Summary: A law firm may not permit a financial services agency to solicit business for the firm by writing letters to the agency's clients advising that it has arranged for the law firm to perform services for the agency's clients at reduced rates. Such an arrangement would violate DR 2-103(E)'s prohibition of paid solicitation. The inducing of solicitation of business by a third party for a law firm without payment by the firm violates DR 1-102(A)(2) in situations where the law firm itself would be forbidden to solicit.
Facts: A law firm has inquired whether it may allow a partner in a financial services and insurance agency that is the firm's client to write letters to his clients advising them that he has made arrangements for the law firm to perform certain estate planning work for his clients at reduced rates. The law firm states that the idea was initiated by its client, that the information contained in the proposed client letter is accurate, and that it has not obligated itself to refer anyone to the financial services agency.

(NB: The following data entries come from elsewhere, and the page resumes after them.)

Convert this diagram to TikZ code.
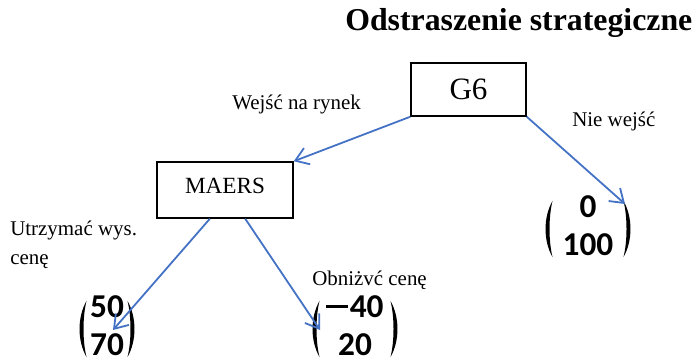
\documentclass[tikz,border=0pt]{standalone}
\usepackage{fontspec}
\setmainfont{Liberation Serif}
\newfontfamily\digitfont{Carlito}
\usetikzlibrary{arrows.meta,calc}

\definecolor{linkblue}{RGB}{68,114,196}

\tikzset{
  box/.style={draw=black, line width=1.1pt, rectangle, inner sep=0pt},
  lbl/.style={font=\fontsize{15.7}{18}\selectfont, inner sep=0pt, anchor=base west},
  heading/.style={font=\bfseries\fontsize{23.85}{28}\selectfont, inner sep=0pt, anchor=base west},
  link/.style={draw=linkblue, line width=1.35pt, -{Straight Barb[length=9.5pt,width=13pt,line width=1.35pt]}},
  mat/.style={font=\digitfont\bfseries\fontsize{25}{28.5}\selectfont, inner sep=0pt},
}

% a pair of tapered round brackets around a payoff vector
\newcommand\matparens[2]{%
  \fill ($(#1)+(-#2+7,-28)$) .. controls ($(#1)+(-#2-2.3,-12)$) and ($(#1)+(-#2-2.3,12)$) .. ($(#1)+(-#2+7,28)$)
        .. controls ($(#1)+(-#2+3,12)$) and ($(#1)+(-#2+3,-12)$) .. cycle;
  \fill ($(#1)+(#2-7,-28)$) .. controls ($(#1)+(#2+2.3,-12)$) and ($(#1)+(#2+2.3,12)$) .. ($(#1)+(#2-7,28)$)
        .. controls ($(#1)+(#2-3,12)$) and ($(#1)+(#2-3,-12)$) .. cycle;
}
% long minus sign for the payoffs
\newcommand\payminus{\rule[7.2pt]{16pt}{2.2pt}\hspace{1.5pt}}

\begin{document}
\begin{tikzpicture}[x=0.75pt,y=-0.75pt]
\useasboundingbox (0,0) rectangle (695,363);

% title
\node[heading] (title) at (345,31) {Odstraszenie strategiczne};

% decision nodes
\node[box, minimum width=86.25pt, minimum height=39.75pt, font=\fontsize{23.3}{26}\selectfont] (g6) at (468.5,89.5) {G6};
\node[box, minimum width=102pt, minimum height=42pt, text depth=6pt, font=\fontsize{17.4}{20}\selectfont] (maers) at (225,190) {MAERS};

% move labels
\node[lbl] (l1) at (232,110) {Wejść na rynek};
\node[lbl] (l2) at (572,127) {Nie wejść};
\node[lbl] (l3) at (10,235) {Utrzymać wys.};
\node[lbl] (l4) at (10,264) {cenę};
\node[lbl] (l5) at (312,285) {Obniżvć cenę};

% payoff vectors
\node[mat] (m1) at (107,329) {\begin{tabular}{@{}c@{}}50\\70\end{tabular}};
\node[mat] (m2) at (355,329) {\begin{tabular}{@{}c@{}}\payminus40\\20\end{tabular}};
\node[mat] (m3) at (588,229) {\begin{tabular}{@{}c@{}}0\\100\end{tabular}};
\matparens{m1}{27.5}
\matparens{m2}{42.5}
\matparens{m3}{42.5}

% arrow ends
\coordinate (t1) at (113,330);
\coordinate (t2) at (320,330);
\coordinate (t3) at (625,204);

% moves
\draw[link] (g6.south west) -- (maers.north east);
\draw[link] (g6.south east) -- (t3);
\draw[link] ($(maers.south west)!0.39!(maers.south east)$) -- (t1);
\draw[link] ($(maers.south west)!0.647!(maers.south east)$) -- (t2);
\end{tikzpicture}
\end{document}
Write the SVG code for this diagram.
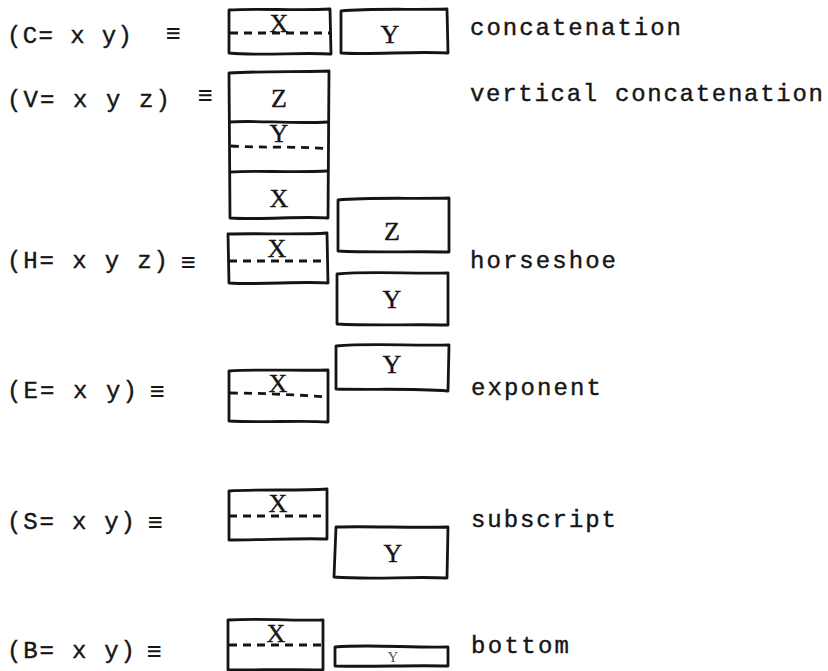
<svg xmlns="http://www.w3.org/2000/svg" width="828" height="671" viewBox="0 0 828 671">
<style>
.lbl{font-family:"Liberation Mono","DejaVu Sans Mono",monospace;font-size:24px;fill:#161616;stroke:#161616;stroke-width:0.4}
.eq{font-family:"DejaVu Sans Mono","Liberation Mono",monospace;font-size:24px;fill:#161616}
.bx{fill:none;stroke:#141414;stroke-width:2.8;stroke-linejoin:round;stroke-linecap:round}
.dash{fill:none;stroke:#141414;stroke-width:2.8;stroke-dasharray:8 6}
.in{font-family:"Liberation Serif","DejaVu Serif",serif;font-size:26px;fill:#161616;stroke:#161616;stroke-width:0.4;text-anchor:middle}
</style>
<rect width="828" height="671" fill="#fff"/>

<g id="row-C">
  <text class="lbl" x="7" y="43" textLength="125" lengthAdjust="spacing">(C= x y)</text>
  <text class="eq" x="166" y="41">≡</text>
  <g id="C-x">
    <path class="bx" d="M229,10 C255,8 300,11 330,9 L331,54 C300,52 262,56 229,53 Z"/>
    <path class="dash" d="M230,33 L330,33"/>
    <text class="in" x="279" y="32">X</text>
  </g>
  <g id="C-y">
    <path class="bx" d="M341,11 C370,8 410,10 447,9 L448,53 C410,51 375,55 341,53 Z"/>
    <text class="in" x="390" y="43">Y</text>
  </g>
  <text class="lbl" x="470" y="35" textLength="211" lengthAdjust="spacing">concatenation</text>
</g>

<g id="row-V">
  <text class="lbl" x="7" y="107" textLength="163" lengthAdjust="spacing">(V= x y z)</text>
  <text class="eq" x="198" y="103">≡</text>
  <g id="V-stack">
    <path class="bx" d="M229,73 C260,71 300,72 329,71 L328,218 C300,216 262,220 230,218 Z"/>
    <path class="bx" d="M230,122 C255,120 290,124 328,122"/>
    <path class="bx" d="M230,172 C255,170 290,173 328,171"/>
    <path class="dash" d="M231,146 C260,148 300,146 329,149"/>
    <text class="in" x="279" y="107">Z</text>
    <text class="in" x="279" y="142">Y</text>
    <text class="in" x="279" y="207">X</text>
  </g>
  <text class="lbl" x="470" y="101" textLength="353" lengthAdjust="spacing">vertical concatenation</text>
</g>

<g id="row-H">
  <text class="lbl" x="7" y="268" textLength="161" lengthAdjust="spacing">(H= x y z)</text>
  <text class="eq" x="181" y="270">≡</text>
  <g id="H-x">
    <path class="bx" d="M228,234 C260,233 300,235 327,233 L328,283 C300,281 262,285 229,283 Z"/>
    <path class="dash" d="M229,261 L327,261"/>
    <text class="in" x="277" y="257">X</text>
  </g>
  <g id="H-z">
    <path class="bx" d="M338,200 C370,197 410,199 449,198 L449,252 C410,251 375,253 338,251 Z"/>
    <text class="in" x="392" y="240">Z</text>
  </g>
  <g id="H-y">
    <path class="bx" d="M337,274 C370,271 410,274 448,273 L448,325 C410,324 375,326 337,324 Z"/>
    <text class="in" x="392" y="308">Y</text>
  </g>
  <text class="lbl" x="470" y="268" textLength="146" lengthAdjust="spacing">horseshoe</text>
</g>

<g id="row-E">
  <text class="lbl" x="7" y="398" textLength="130" lengthAdjust="spacing">(E= x y)</text>
  <text class="eq" x="150" y="399">≡</text>
  <g id="E-x">
    <path class="bx" d="M229,371 C260,369 300,371 328,370 L328,422 C300,420 262,423 229,421 Z"/>
    <path class="dash" d="M230,393 C260,393 300,395 328,397"/>
    <text class="in" x="278" y="392">X</text>
  </g>
  <g id="E-y">
    <path class="bx" d="M336,346 C370,343 410,346 449,345 L448,391 C410,388 375,390 336,389 Z"/>
    <text class="in" x="392" y="373">Y</text>
  </g>
  <text class="lbl" x="471" y="395" textLength="130" lengthAdjust="spacing">exponent</text>
</g>

<g id="row-S">
  <text class="lbl" x="7" y="529" textLength="128" lengthAdjust="spacing">(S= x y)</text>
  <text class="eq" x="148" y="530">≡</text>
  <g id="S-x">
    <path class="bx" d="M229,491 C260,489 300,491 327,489 L327,539 C300,538 262,540 229,540 Z"/>
    <path class="dash" d="M229,516 L327,516"/>
    <text class="in" x="278" y="512">X</text>
  </g>
  <g id="S-y">
    <path class="bx" d="M336,527 C370,526 410,528 448,527 L447,578 C410,576 375,580 334,577 Z"/>
    <text class="in" x="393" y="562">Y</text>
  </g>
  <text class="lbl" x="471" y="527" textLength="145" lengthAdjust="spacing">subscript</text>
</g>

<g id="row-B">
  <text class="lbl" x="7" y="658" textLength="128" lengthAdjust="spacing">(B= x y)</text>
  <text class="eq" x="147" y="659">≡</text>
  <g id="B-x">
    <path class="bx" d="M228,620 C260,618 300,621 323,620 L323,670 C300,669 262,670 228,670 Z"/>
    <path class="dash" d="M229,645 L323,645"/>
    <text class="in" x="276" y="642">X</text>
  </g>
  <g id="B-y">
    <path class="bx" d="M335,647 C370,644 410,648 448,647 L448,666 C410,665 375,667 335,666 Z"/>
    <text class="in" x="393" y="662" style="font-size:15px;fill:#555;stroke:none">Y</text>
  </g>
  <text class="lbl" x="471" y="653" textLength="98" lengthAdjust="spacing">bottom</text>
</g>
</svg>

Discussion:We believe that DR 2-103, as recently amended by the Supreme Judicial Court, proscribes the proposed arrangement. DR 2-103(E) states that, with some exceptions not relevant to the inquiry, "A lawyer shall not pay any person or organization to solicit professional employment for the lawyer from a prospective client." The financial services and insurance agency, the client of the law firm, recommends the firm's services to its clients. We do not know whether there is any pattern of non-obligatory mutual references of which this proposal is a part but we do know that the proposed letter from an owner of the agency to its clients would "inform them of the agreement between [the agency and the law firm]" to offer the law firm's services at reduced rates. The offer of reduced rates to the agency's customers seems to us to be a sufficient conferring of a benefit on the agency in the form of helping it to get business so as to constitute a "payment" within the purpose and meaning of DR 2-103(E). Indeed, the Supreme Judicial Court's Committee on Lawyer Advertising, which recommended DR 2-103(E) in its present form to the Supreme Judicial Court, indicated its own broad reading of this provision when it stated in its accompanying commentary that "the practical effect of the limitation will be to limit most solicitation to that performed by the lawyer or law firm itself."
There is one other feature of DR 2-103(E) that we believe we should call to the attention of the bar. The wording of DR 2-103(E), forbidding only paid solicitation, would seem to countenance all unpaid solicitation, that is, all solicitation induced by a lawyer but without making a payment to a solicitor. That is not the case. Unpaid solicitation is permissible only in those situations where the rules permit lawyers themselves to solicit. In those situations where lawyers may not solicit, they may not induce anyone else to solicit for them even if no payment is made. DR 1-102(A) states that "a lawyer shall not (2) Circumvent a Disciplinary Rule through actions of another.'' That rule applies throughout all the provisions of the Disciplinary Rules, including DR 2-103.
Permission to publish granted by the Board of Delegates on May 29, 1987.
As stated in the Rules of the Committee on Professional Ethics, this advice is that of a committee without official governmental status.